The Chinese regime’s military intentions are murky. But President Xi Jinping made it abundantly clear that he intends for China to take center stage in the world, U.S. financial magazine Barron’s said. Beijing’s seaports in the world are a hidden geopolitical risk.
China has a military base in Djibouti, in the Horn of Africa, and plans to establish another in Ream Naval Base in Cambodia, on the Gulf of Thailand, to control inter-oceanic passages in this tense area of Asia, such as the straits of Malacca and Makassar.
Chinese companies’ commercial port assets are an essential part of the puzzle for PLAN planners, who must meet their government’s demands to project power abroad, the Carnegie Endowment indicated.
Financial dependence
China also wields “soft power” through financing and port construction in countries desperate for development, the U.S. think tank Council on Foreign Relations indicated. “Beijing is not an innocent actor, something we in Latin America don’t seem to understand yet,” Cesarín said.
“It uses all its soft and hard power to put pressure. Evidently the financial dependence that can derive in the debt trap works because that dependence created imposes conditions and those conditions are given under pressure,” Cesarín added. “Economic retaliation exists.”
The growing trade dependence with China represents a significant challenge to Latin American economies, and any retaliatory measure or action Beijing takes will have a direct impact on exports and sales, Cesarín said. This is a scheme that China has in place with all countries.

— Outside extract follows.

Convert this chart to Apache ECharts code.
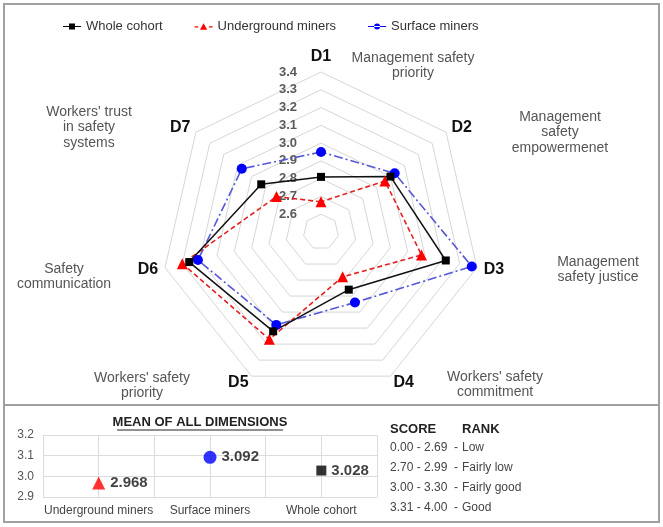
<!DOCTYPE html>
<html>
<head>
<meta charset="utf-8">
<script src="https://cdn.jsdelivr.net/npm/echarts@6/dist/echarts.min.js"></script>
<style>
html, body { margin: 0; padding: 0; background: #fff; }
#main { width: 663px; height: 527px; }
</style>
</head>
<body>
<div id="main"></div>
<script>
// radar dimensions
var dims = ['D1', 'D2', 'D3', 'D4', 'D5', 'D6', 'D7'];
var dimDesc = [
  'Management safety\npriority',
  'Management\nsafety\nempowermenet',
  'Management\nsafety justice',
  "Workers' safety\ncommitment",
  "Workers' safety\npriority",
  'Safety\ncommunication',
  "Workers' trust\nin safety\nsystems"
];
var radarMin = 2.5;
var radarMax = 3.4;
var radarStep = 0.1;

// mean score per dimension
var wholeCohort = [2.81, 3.00, 3.22, 2.86, 3.12, 3.26, 2.93];
var undergroundMiners = [2.67, 2.96, 3.08, 2.78, 3.17, 3.30, 2.82];
var surfaceMiners = [2.95, 3.03, 3.37, 2.94, 3.08, 3.21, 3.07];
var groupNames = ['Whole cohort', 'Underground miners', 'Surface miners'];

// mean of all dimensions
var meanCats = ['Underground miners', 'Surface miners', 'Whole cohort'];
var meanValues = [2.968, 3.092, 3.028];
var meanTicks = [2.9, 3.0, 3.1, 3.2];

// score table
var scoreRanges = ['0.00 - 2.69', '2.70 - 2.99', '3.00 - 3.30', '3.31 - 4.00'];
var scoreRanks = ['Low', 'Fairly low', 'Fairly good', 'Good'];

var FONT = 'Liberation Sans, Arial, sans-serif';

// radar runs counter-clockwise, so feed D1, D7, D6 ... D2 to get them clockwise
var order = [0, 6, 5, 4, 3, 2, 1];
function reorder(arr) { return order.map(function (k) { return arr[k]; }); }

var CX = 321, CY = 232, R = 160;

var myChart = echarts.init(document.getElementById('main'));

// where the long axis descriptions sit (center x, first line y)
var descPos = [[413, 58], [560, 117], [598, 262], [495, 377], [142, 378], [64, 269], [89, 112]];

var graphics = [
  { type: 'rect', z: -1, shape: { x: 4, y: 4, width: 655, height: 401 }, style: { fill: 'none', stroke: '#a0a0a0', lineWidth: 2 } },
  { type: 'rect', z: -1, shape: { x: 4, y: 405, width: 655, height: 117 }, style: { fill: 'none', stroke: '#a0a0a0', lineWidth: 2 } },
  { type: 'text', style: { text: 'MEAN OF ALL DIMENSIONS', x: 200, y: 422, textAlign: 'center', textVerticalAlign: 'middle', fill: '#222', font: 'bold 13px ' + FONT } },
  { type: 'line', shape: { x1: 117, y1: 430, x2: 283, y2: 430 }, style: { stroke: '#222', lineWidth: 1 } },
  { type: 'text', style: { text: 'SCORE', x: 390, y: 429, textVerticalAlign: 'middle', fill: '#222', font: 'bold 13px ' + FONT } },
  { type: 'text', style: { text: 'RANK', x: 462, y: 429, textVerticalAlign: 'middle', fill: '#222', font: 'bold 13px ' + FONT } }
];
for (var i = 0; i < dimDesc.length; i++) {
  graphics.push({
    type: 'text',
    style: { text: dimDesc[i], x: descPos[i][0], y: descPos[i][1] - 8, textAlign: 'center', fill: '#555', font: '14px ' + FONT, lineHeight: 15.5 }
  });
}
for (var j = 0; j < scoreRanges.length; j++) {
  var ry = 448 + j * 20;
  graphics.push({ type: 'text', style: { text: scoreRanges[j] + '  -', x: 390, y: ry, textVerticalAlign: 'middle', fill: '#444', font: '12px ' + FONT } });
  graphics.push({ type: 'text', style: { text: scoreRanks[j], x: 462, y: ry, textVerticalAlign: 'middle', fill: '#444', font: '12px ' + FONT } });
}

var legendIcons = [
  'path://M0,9H30V11H0Z M10,5H20V15H10Z',
  'path://M0,9H6V11H0Z M24,9H30V11H24Z M15,4L21,15H9Z',
  'path://M0,9H30V11H0Z M10,10a5,5 0 1,0 10,0a5,5 0 1,0 -10,0Z'
];

myChart.setOption({
  animation: false,
  textStyle: { fontFamily: FONT },
  legend: {
    top: 15,
    left: 58,
    itemGap: 32,
    itemWidth: 18,
    itemHeight: 10,
    textStyle: { fontSize: 13, color: '#333' },
    data: groupNames.map(function (n, k) { return { name: n, icon: legendIcons[k] }; })
  },
  radar: {
    center: [CX, CY],
    radius: R,
    startAngle: 90,
    shape: 'polygon',
    splitNumber: Math.round((radarMax - radarMin) / radarStep),
    nameGap: 7,
    axisName: { color: '#111', fontSize: 16, fontWeight: 'bold' },
    splitLine: { lineStyle: { color: '#d6d6d6', width: 1 } },
    splitArea: { show: false },
    axisLine: { show: false },
    axisTick: { show: false },
    axisLabel: { show: false },
    indicator: reorder(dims).map(function (d) {
      return { name: d, min: radarMin, max: radarMax };
    })
  },
  grid: [
    { left: 43, top: 435, width: 334, height: 62 },
    // invisible strip along D1 that carries the ring values
    { left: CX - 22, top: CY - R, width: 1, height: R }
  ],
  xAxis: [
    {
      type: 'category',
      data: meanCats,
      axisLine: { show: false },
      axisTick: { show: false },
      axisLabel: { color: '#444', fontSize: 12, margin: 8, interval: 0 },
      splitLine: { show: false }
    },
    {
      type: 'value',
      min: 0,
      max: 6,
      interval: 1,
      axisLine: { show: false },
      axisTick: { show: false },
      axisLabel: { show: false },
      splitLine: { show: true, lineStyle: { color: '#dcdcdc' } }
    },
    { type: 'value', gridIndex: 1, show: false }
  ],
  yAxis: [
    {
      type: 'value',
      min: meanTicks[0],
      max: meanTicks[meanTicks.length - 1],
      interval: 0.1,
      axisLine: { show: false },
      axisTick: { show: false },
      axisLabel: { color: '#555', fontSize: 12, margin: 9, formatter: function (v) { return v.toFixed(1); } },
      splitLine: { lineStyle: { color: '#dcdcdc' } }
    },
    {
      type: 'value',
      gridIndex: 1,
      min: radarMin,
      max: radarMax,
      interval: radarStep,
      axisLine: { show: false },
      axisTick: { show: false },
      splitLine: { show: false },
      axisLabel: {
        color: '#5a5a5a',
        fontSize: 13,
        fontWeight: 'bold',
        margin: 2,
        formatter: function (v) { return v < radarMin + radarStep / 2 ? '' : v.toFixed(1); }
      }
    }
  ],
  series: [
    {
      type: 'radar',
      symbol: 'circle',
      symbolSize: 10,
      itemStyle: { color: '#0000ff' },
      lineStyle: { color: '#5656d8', width: 1.6, type: [9, 3, 2, 3] },
      data: [{ name: groupNames[2], value: reorder(surfaceMiners) }]
    },
    {
      type: 'radar',
      symbol: 'triangle',
      symbolSize: 11,
      itemStyle: { color: '#ff0000' },
      lineStyle: { color: '#e62020', width: 1.6, type: [5, 3] },
      data: [{ name: groupNames[1], value: reorder(undergroundMiners) }]
    },
    {
      type: 'radar',
      symbol: 'rect',
      symbolSize: 8,
      itemStyle: { color: '#000' },
      lineStyle: { color: '#111', width: 1.5, type: 'solid' },
      data: [{ name: groupNames[0], value: reorder(wholeCohort) }]
    },
    {
      type: 'scatter',
      name: 'Mean',
      xAxisIndex: 0,
      yAxisIndex: 0,
      label: {
        show: true,
        position: 'right',
        distance: 5,
        color: '#111',
        fontSize: 15,
        fontWeight: 'bold',
        formatter: function (p) { return p.value[1].toFixed(3); }
      },
      data: meanValues.map(function (v, k) {
        var sym = ['triangle', 'circle', 'rect'][k];
        var col = ['#ff0000', '#0000ff', '#000'][k];
        var size = [13, 13, 10][k];
        return { value: [meanCats[k], v], symbol: sym, symbolSize: size, itemStyle: { color: col } };
      })
    }
  ],
  graphic: graphics
});
</script>
</body>
</html>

Latin America is heavily involved in China’s port infrastructure expansion plans, Cesarín added. Of the 100 most important ports in the world, 57 are Chinese firms’ control.
Strategies
According to Barron’s, there are three strategies to counter the Chinese naval threat: The first is to develop a plan based on the Americas Partnership for Economic Prosperity, announced in January, to negotiate agreements to pre-empt Chinese infrastructure investments in the region.
Another is to leverage the Indo-Pacific Economic Framework for Prosperity, launched in May to attract strategic countries in Asia, including Cambodia. Then countermeasures must be developed against China’s Belt and Road Initiative, which is already facing setbacks, funding shortages, and political pushback, stalling several projects.